RyanLamansky commented 6 years ago

(Here I wish we could rename grow_memory and current_memory to mem.grow and mem.size. :) )

Since instruction names aren't included in the binary format, this wouldn't be a breaking change...

lars-t-hansen commented 6 years ago

Would it make sense that segments that are copied programmatically into the memory can also be discarded programmatically? That way we avoid the issue around when a segment is discarded, and whether it can be used after the start function, and we open up for segments that have different uses: some for initializing data, some as data sources for other uses (Jukka mentioned lazy initialization of "filesystem" data).

That is, mem.drop might drop a numbered data segment. If the segment has been dropped when it is referenced the operation should trap, as already discussed

To be clear, I propose to have only two variants: what's in the MVP, and a new programmatic interface where all initialization and discarding is performed by the program. The option with the 'discard bit' does not seem worthwhile in light of the programmatic interface.

rossberg commented 6 years ago

@lars-t-hansen, interesting idea. Makes sense, simpler (in a way) and more flexible.

binji commented 6 years ago

OK, I'll write this up in the proposal.

EDIT: Ah, I just realized @rossberg's suggestion for mem.copy above is essentially the same as move_memory from the bulk-memory-operations proposal, and mem.clear is a more limited form of set_memory. I'll omit them from this proposal for now, but I'm curious if others think we should just pull them in.
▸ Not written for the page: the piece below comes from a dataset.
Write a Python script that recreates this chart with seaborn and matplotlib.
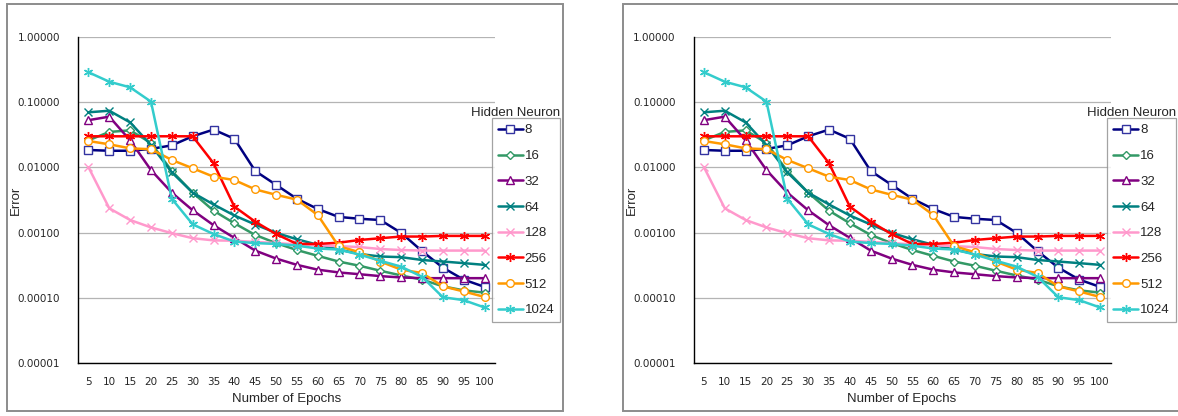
import numpy as np
import pandas as pd
import matplotlib.pyplot as plt
import seaborn as sns
from matplotlib.patches import Rectangle

epochs = [5, 10, 15, 20, 25, 30, 35, 40, 45, 50, 55, 60, 65, 70, 75, 80, 85, 90, 95, 100]
neurons = ["8", "16", "32", "64", "128", "256", "512", "1024"]

err_8 = [0.0185, 0.018, 0.018, 0.0192, 0.0218, 0.030, 0.038, 0.0275, 0.0088, 0.0054,
         0.0033, 0.0023, 0.00174, 0.00163, 0.00156, 0.00099, 0.00052, 0.00029, 0.00019, 0.000147]
err_16 = [0.026, 0.035, 0.037, 0.0237, 0.0088, 0.0041, 0.00217, 0.00139, 0.00092, 0.00069,
          0.00054, 0.00044, 0.00036, 0.00031, 0.00026, 0.00022, 0.00019, 0.00015, 0.00013, 0.00012]
err_32 = [0.053, 0.060, 0.026, 0.0091, 0.0041, 0.0022, 0.0013, 0.00083, 0.00053, 0.00040,
          0.00032, 0.00027, 0.000245, 0.00023, 0.000215, 0.000205, 0.0002, 0.0002, 0.0002, 0.0002]
err_64 = [0.070, 0.074, 0.049, 0.022, 0.0084, 0.0041, 0.0027, 0.00183, 0.00133, 0.00099,
          0.00079, 0.00065, 0.00055, 0.00047, 0.00043, 0.00042, 0.00038, 0.00036, 0.00034, 0.00032]
err_128 = [0.0101, 0.00236, 0.00156, 0.0012, 0.00098, 0.00082, 0.00076, 0.00075, 0.00072, 0.00069,
           0.00066, 0.00064, 0.00062, 0.0006, 0.00056, 0.00054, 0.00053, 0.00053, 0.00053, 0.00053]
err_256 = [0.030, 0.030, 0.030, 0.030, 0.030, 0.030, 0.0116, 0.0025, 0.00147, 0.00095,
           0.00067, 0.00067, 0.0007, 0.00077, 0.00082, 0.00087, 0.00087, 0.00089, 0.00089, 0.00089]
err_512 = [0.0254, 0.0226, 0.0196, 0.019, 0.013, 0.0097, 0.0072, 0.0064, 0.0046, 0.0038,
           0.0032, 0.00186, 0.00062, 0.0005, 0.00036, 0.00027, 0.00024, 0.00015, 0.000125, 0.000103]
err_1024 = [0.288, 0.206, 0.169, 0.102, 0.0033, 0.00134, 0.00095, 0.00073, 0.00069, 0.00067,
            0.00063, 0.00057, 0.00055, 0.00046, 0.00037, 0.0003, 0.00021, 0.000102, 0.000092, 0.000071]

all_err = [err_8, err_16, err_32, err_64, err_128, err_256, err_512, err_1024]

colors = ["#000080", "#339966", "#800080", "#008080", "#FF99CC", "#FF0000", "#FF9900", "#33CCCC"]
edge_colors = ["#3333A0", "#339966", "#800080", "#008080", "#FF99CC", "#FF0000", "#FF9900", "#33CCCC"]
markers = ["s", "D", "^", "x", "x", (6, 2, 0), "o", (6, 2, 0)]
msizes = [5.5, 4.5, 5.5, 6, 6, 6.5, 5.5, 6.5]

df = pd.DataFrame({
    "Epochs": epochs * len(neurons),
    "Error": sum(all_err, []),
    "Neuron": [n for n in neurons for _ in epochs],
})

sns.set_style("white")
plt.rcParams["font.family"] = ["Liberation Sans", "DejaVu Sans"]

W, H = 1178, 416
fig = plt.figure(figsize=(W / 100, H / 100), dpi=100)


def draw_panel(dx):
    # chart area border
    fig.patches.append(Rectangle(((7 + dx) / W, 1 - 411 / H), 556 / W, 407 / H,
                                 transform=fig.transFigure, fill=False,
                                 edgecolor="#8c8c8c", lw=1.4))
    ax = fig.add_axes([(78 + dx) / W, 1 - 363 / H, 417 / W, 326 / H])
    for i, n in enumerate(neurons):
        sub = df[df["Neuron"] == n]
        sns.lineplot(data=sub, x="Epochs", y="Error", ax=ax, color=colors[i], lw=1.8,
                     marker=markers[i], markersize=msizes[i], markerfacecolor="white",
                     markeredgecolor=edge_colors[i], markeredgewidth=1.0, label=n)
    ax.set_yscale("log")
    ax.set_ylim(1e-5, 1)
    ax.set_xlim(2.5, 102.5)
    ax.set_yticks([1e-5, 1e-4, 1e-3, 1e-2, 1e-1, 1])
    ax.set_yticklabels(["{:.5f}".format(v) for v in [1e-5, 1e-4, 1e-3, 1e-2, 1e-1, 1]],
                       fontsize=7.5, family="DejaVu Sans")
    ax.minorticks_off()
    ax.set_xticks(epochs)
    ax.set_xticklabels([str(e) for e in epochs], fontsize=7.5, family="DejaVu Sans")
    ax.tick_params(axis="both", length=0)
    ax.tick_params(axis="y", pad=13)
    ax.tick_params(axis="x", pad=10)
    ax.grid(axis="y", color="#b4b4b4", lw=0.9)
    ax.set_axisbelow(True)
    for s in ["top", "right"]:
        ax.spines[s].set_visible(False)
    for s in ["left", "bottom"]:
        ax.spines[s].set_color("black")
        ax.spines[s].set_linewidth(1.0)
    ax.set_xlabel("Number of Epochs", fontsize=9.5)
    ax.set_ylabel("Error", fontsize=9.5)
    ax.xaxis.set_label_coords(0.5, -0.093)
    ax.yaxis.set_label_coords(-0.134, 0.5)

    leg = ax.legend(loc="upper left", bbox_to_anchor=((491.7 + dx) / W, 1 - 118.3 / H),
                    bbox_transform=fig.transFigure, borderaxespad=0, fontsize=9.5,
                    frameon=True, fancybox=False, edgecolor="#8c8c8c", handlelength=1.9,
                    handletextpad=0.15, labelspacing=1.02, borderpad=0.45)
    leg.get_frame().set_linewidth(0.9)
    fig.text((515.7 + dx) / W, 1 - 112.7 / H, "Hidden Neuron", ha="center", va="center",
             fontsize=9.5)
    return ax


draw_panel(0)
draw_panel(615.5)

plt.savefig("out.png", dpi=100)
lars-t-hansen commented 6 years ago

Just to reflect a conversation going on in #85: In my opinion, mem.init and mem.drop should only be usable with what's called "inactive" segments in that PR, ie, segments that are not copied into memory at instantiation time. If not, then mem.init will be sensitive to GC timing (an "active" segment referenced by mem.init might or might not have been removed by GC already because the module object was reaped) and instantiation will be sensitive to the timing of program execution, possibly in another thread (a concurrent mem.drop might have removed the segment). Either way we would need to spec failure semantics that we don't need if we simply say that "inactive" segments are for run-time use and "active" segments are for instantiation-time use. It should therefore be a verification failure for mem.init and mem.drop to reference segments that are not marked as "inactive".
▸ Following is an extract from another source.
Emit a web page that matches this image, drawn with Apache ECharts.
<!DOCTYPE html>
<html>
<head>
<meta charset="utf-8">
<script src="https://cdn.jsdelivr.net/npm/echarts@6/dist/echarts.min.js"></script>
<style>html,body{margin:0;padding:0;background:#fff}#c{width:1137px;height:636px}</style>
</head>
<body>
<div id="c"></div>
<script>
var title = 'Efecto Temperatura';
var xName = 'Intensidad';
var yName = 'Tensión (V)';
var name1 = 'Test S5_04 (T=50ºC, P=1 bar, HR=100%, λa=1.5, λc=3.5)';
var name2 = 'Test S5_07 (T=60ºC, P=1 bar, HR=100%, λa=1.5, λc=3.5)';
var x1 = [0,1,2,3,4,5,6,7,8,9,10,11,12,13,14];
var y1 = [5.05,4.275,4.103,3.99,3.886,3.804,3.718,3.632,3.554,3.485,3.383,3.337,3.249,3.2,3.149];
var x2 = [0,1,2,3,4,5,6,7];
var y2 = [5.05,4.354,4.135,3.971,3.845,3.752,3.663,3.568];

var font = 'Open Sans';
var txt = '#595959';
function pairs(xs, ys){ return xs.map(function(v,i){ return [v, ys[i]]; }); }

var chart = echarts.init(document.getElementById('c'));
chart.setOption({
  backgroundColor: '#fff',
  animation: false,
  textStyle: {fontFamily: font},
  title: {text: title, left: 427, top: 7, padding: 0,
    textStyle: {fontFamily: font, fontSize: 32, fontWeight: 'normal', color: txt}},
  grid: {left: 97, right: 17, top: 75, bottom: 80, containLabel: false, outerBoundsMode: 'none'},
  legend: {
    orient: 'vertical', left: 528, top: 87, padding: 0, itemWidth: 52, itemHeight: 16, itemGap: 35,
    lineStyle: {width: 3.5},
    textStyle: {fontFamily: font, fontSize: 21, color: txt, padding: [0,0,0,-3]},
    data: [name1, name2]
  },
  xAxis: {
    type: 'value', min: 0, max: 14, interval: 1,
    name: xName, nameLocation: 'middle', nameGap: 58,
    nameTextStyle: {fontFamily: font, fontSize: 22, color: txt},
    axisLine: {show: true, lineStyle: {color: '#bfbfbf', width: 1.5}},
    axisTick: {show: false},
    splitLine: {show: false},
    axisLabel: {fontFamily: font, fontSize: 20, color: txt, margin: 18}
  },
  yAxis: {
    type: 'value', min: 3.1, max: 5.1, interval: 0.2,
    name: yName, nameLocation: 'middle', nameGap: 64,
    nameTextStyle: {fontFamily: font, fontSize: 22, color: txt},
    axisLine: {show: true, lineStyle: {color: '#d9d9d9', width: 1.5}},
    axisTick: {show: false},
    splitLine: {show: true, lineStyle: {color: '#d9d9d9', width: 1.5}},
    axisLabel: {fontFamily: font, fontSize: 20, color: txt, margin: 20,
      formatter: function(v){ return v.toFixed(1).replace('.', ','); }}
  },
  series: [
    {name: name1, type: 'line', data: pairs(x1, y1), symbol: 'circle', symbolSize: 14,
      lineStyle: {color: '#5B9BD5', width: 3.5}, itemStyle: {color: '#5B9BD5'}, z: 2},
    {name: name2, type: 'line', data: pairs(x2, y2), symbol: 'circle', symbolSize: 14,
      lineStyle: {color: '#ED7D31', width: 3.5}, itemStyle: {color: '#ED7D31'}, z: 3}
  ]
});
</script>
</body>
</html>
rossberg commented 6 years ago

Agreed with @lars-t-hansen. (FWIW, I also think that "inactive" has the wrong connotation of being deactivated; "passive" would be more fitting.)

lars-t-hansen commented 6 years ago

I could absolutely live with "passive".

min4builder commented 4 years ago

So, as far as I understand, there have been 3 main proposals:

  1. To specify that (shared) memories are only initialized once; other threads skip that.
  2. To extend segments to allow them to be applied conditionally (with explicit condition expressions).
  3. (the current one) To have segments initialize by default, and be able to turn initialization off altogether, but then be able to do initialization programmatically.
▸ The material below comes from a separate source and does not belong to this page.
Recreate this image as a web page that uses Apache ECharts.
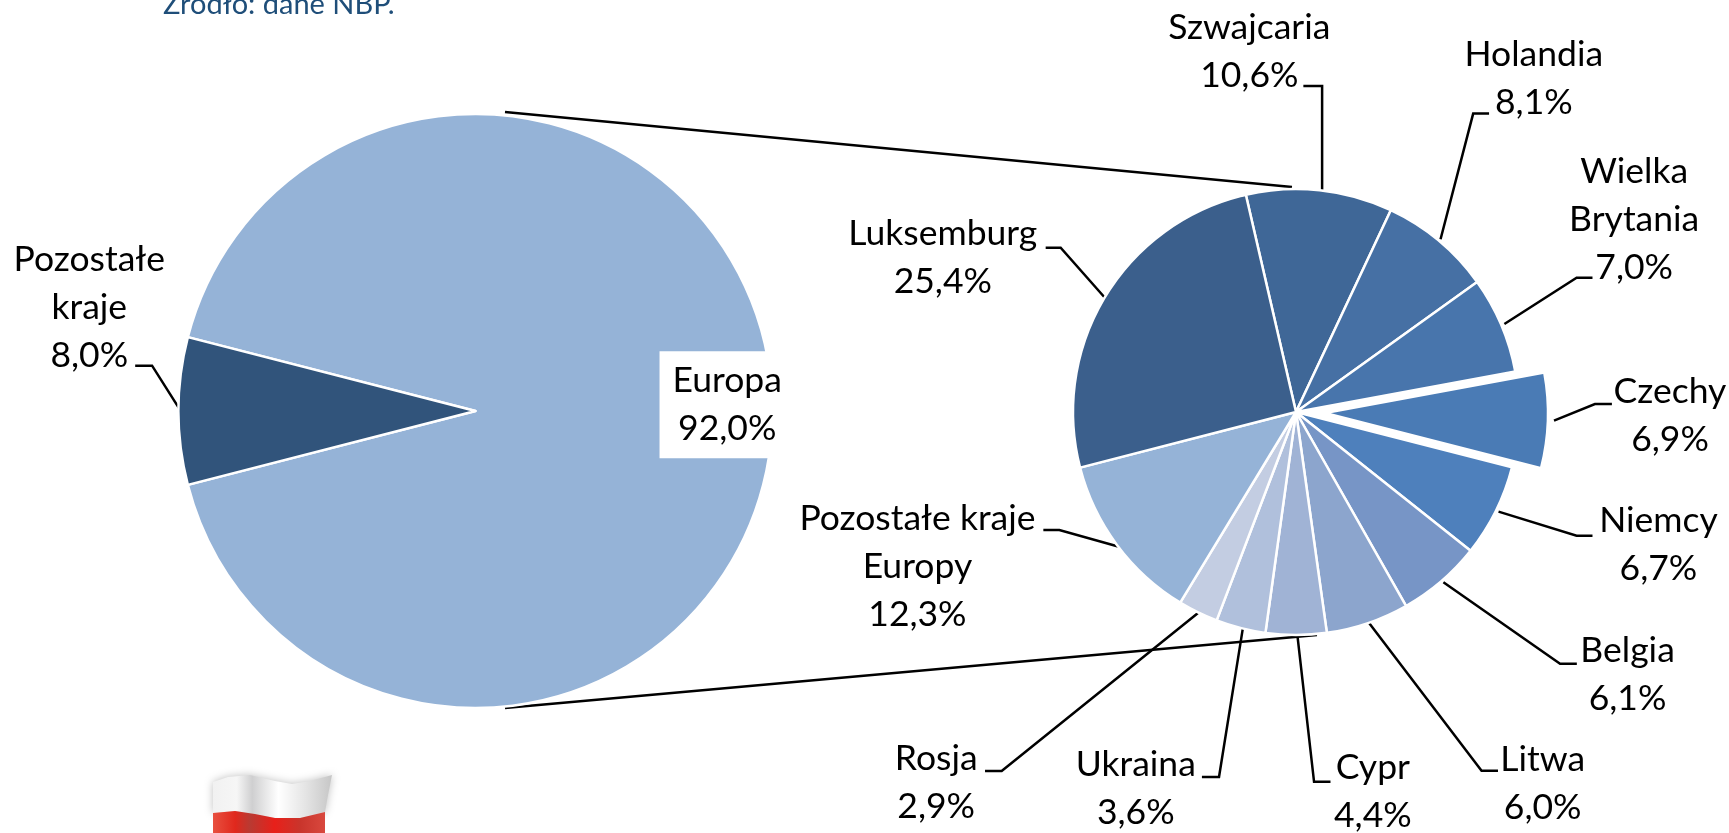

(1) is the obvious one. I see no issues with it, it should be relatively easy to implement, and solves the problem neatly.

(2) also solves the problem. It is perhaps more flexible, though the extra flexibility is pretty much to be able to overwrite certain parts of memory depending on which thread it is, which may or may not be very useful.

(3) includes a more useful version of (2), since initializing segments could be useful at runtime. However, with any current threading API, the default is to share memory without reinitialization (since nobody does that in the first place), and as it stands, to implement this, a module would have to go through each segment individually and manually initialize every single one of them, though only at the first thread's initialization. This seems like going through a lot of effort to implement something really common.

My suggestion would be to keep the memory.init et al. operators from (3) (as part of the bulk memory operations proposal, since this is completely orthogonal to threads), but make (1) the default behaviour. This should be simple to implement (in theory only a few conditionals) and (hopefully) to specify. (And as far as I understand, it was only not chosen because of the extra flexibility from (2), which (3) renders moot).

(also sorry for waking this issue after so long)

rossberg commented 4 years ago

@min4builder, there are rather fundamental issues with (1). For example, a single memory can be imported into multiple modules, each of which may initialise different (or overlapping) parts of it. This may happen before the memory is read the first time, but new modules importing the memory may also be created later and apply new segments. They could be initialising other parts, maybe ones added by a memory grow. There (intentionally) are no particular restrictions. With all that, there is no meaningful definition of "initialised once", and a programmable solution like (3) is the only sufficiently general one.

min4builder commented 4 years ago

@rossberg I'm not sure I understand these. By "initialized once" I mean creating new instances of an already instanced module do not apply segments again. If a new module is imported, that would involve creating a new instance, which would apply the segments. Though now that I think about it, dynamically importing a module from one thread would not necessarily import it from other threads as well... But if it were imported, the memory would still not be reinitialized because there would already exist an instance. I still think it could work.

rossberg commented 4 years ago

Modules (as opposed to instances) are stateless objects. And they are copied between threads, not shared. Recognising what's a "reinstantiation" of the "same" module would require a fundamental change to this model, since it implies some form of global per-module state flag.

min4builder commented 4 years ago

Ah, I see now what you mean. The implementation is sharing memories only, and the "already initialised" bit would have to be per-module, not per-memory.

Though perhaps it is possible to adapt whatever mechanism there is to find shared memories to find existing instances? I'm not sure how the implementations work in this regard, and couldn't find anything about it in the spec, so I don't know.

I'm looking at this from a non-web embedder point of view, so implementing my suggestion from scratch might be a lot easier than adding it to existing implementations.